About half-an-hour later, marines swarmed across the bridge into the capital on foot, meeting little resistance.
Also, a group of US armoured personnel carriers in southern Baghdad was hit by rockets, according to field reports. Six American soldiers were reported missing and a large number wounded.
Tanks of the 2nd Brigade of the US 3rd Infantry Division barrelled into the capital on the west side of the Tigris at 6am local time.
A defiant Iraqi information minister declared: "I reassure you Baghdad is safe.
"They are beginning to commit suicide at the walls of Baghdad," Mohammed Saeed al-Sahhaf said in a hastily called press conference on the roof of the Palestine Hotel.
There was no estimate of Iraqi casualties. But US military officials said about 100 Iraqis in military uniform had been killed earlier in the day in a fight at Baghdad's airport after a seven-hour exchange.
The US Army columns moved north-east to the newest and main presidential palace on the river, which divides the capital.

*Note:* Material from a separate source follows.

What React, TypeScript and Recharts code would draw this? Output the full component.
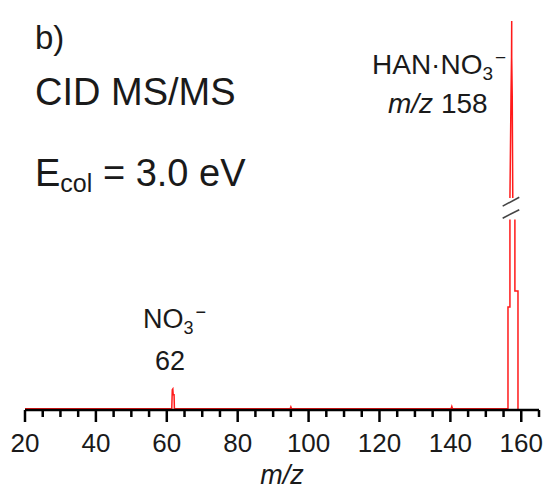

The palace, which is near Saddam Hussein's Ba'ath Party headquarters, was apparently mainly residential rather than used for administrative purposes. Iraqis - some nearly naked - fled along the river banks nearby. Some jumped into the water. An ammunition depot across the river was on fire.
Before the Americans seized the complex, Iraqis shot small arms fire at them from a clock tower overlooking the compound. Tanks quickly destroyed it.
Most of the palace compound was severely damaged from earlier US air raids.
One jubilant US soldier declared: "This is history."
Inside the bombed-out palace, troops from Attack Company, 3rd Battalion, 7th Infantry, rifled through documents and inventoried the building. Some rooms had spectacular river views. A thick layer of dust covered gilded, imitation French baroque furniture. The main palace building - sand-coloured brick ornamented with blue tile - was flooded in the basement and first floor. The rest of the building appeared to be destroyed, hit by cruise missiles or laser-guided bombs. Palace curtains were strewn over the ground, blown from their windows by the explosions.
The assault on Baghdad followed a weekend of incursions by US forces in tanks and armoured cars. Troops rolled through the streets of the capital "destroying all of the enemy vehicles and personnel with whom they've come in contact," said Gen Peter Pace, vice chairman of the US Joint Chiefs of Staff.
Intermittent explosions were heard in the city last night and into today, along with periodic anti-aircraft fire. Shortly before dawn, aircraft could be heard over the capital and heavier explosions shook buildings in the centre, echoing from the southern outskirts.
Iraqi satellite television yesterday showed brief footage of a smiling Saddam in military uniform chairing a meeting it said was held yesterday with his top aides.
British tanks have entered the centre of Basra, Iraq's second city, today, a military source said.
The Desert Rats' armour met "patchy" resistance as the troops moved in from the south-west. The source, at Central Command in Qatar, said there was some "stiff fighting" early this morning.
The tanks, which have been waiting outside Basra for nearly a fortnight, pushed their way towards the heart of the city. The breakthrough came after troops encircling the city pushed forward early today between two and three miles from just north of a bridge marking the southern boundary.
Earlier British tanks and American Cobra helicopter gunships repeatedly pounded a factory complex as Iraqi militiamen responded with machine-gun and sniper fire.
To the north, Americans and Kurdish fighters took up positions in the no-man's-land south of the Kurdish autonomous region. It was reported that the 2nd Battalion, 8th Marines south of Baghdad made an extraordinary discovery - 120 bunkers full of ammunition from Russia, Jordan, Egypt and the United States, evidently from when America backed Iraq in its war with Iran in the 1980s.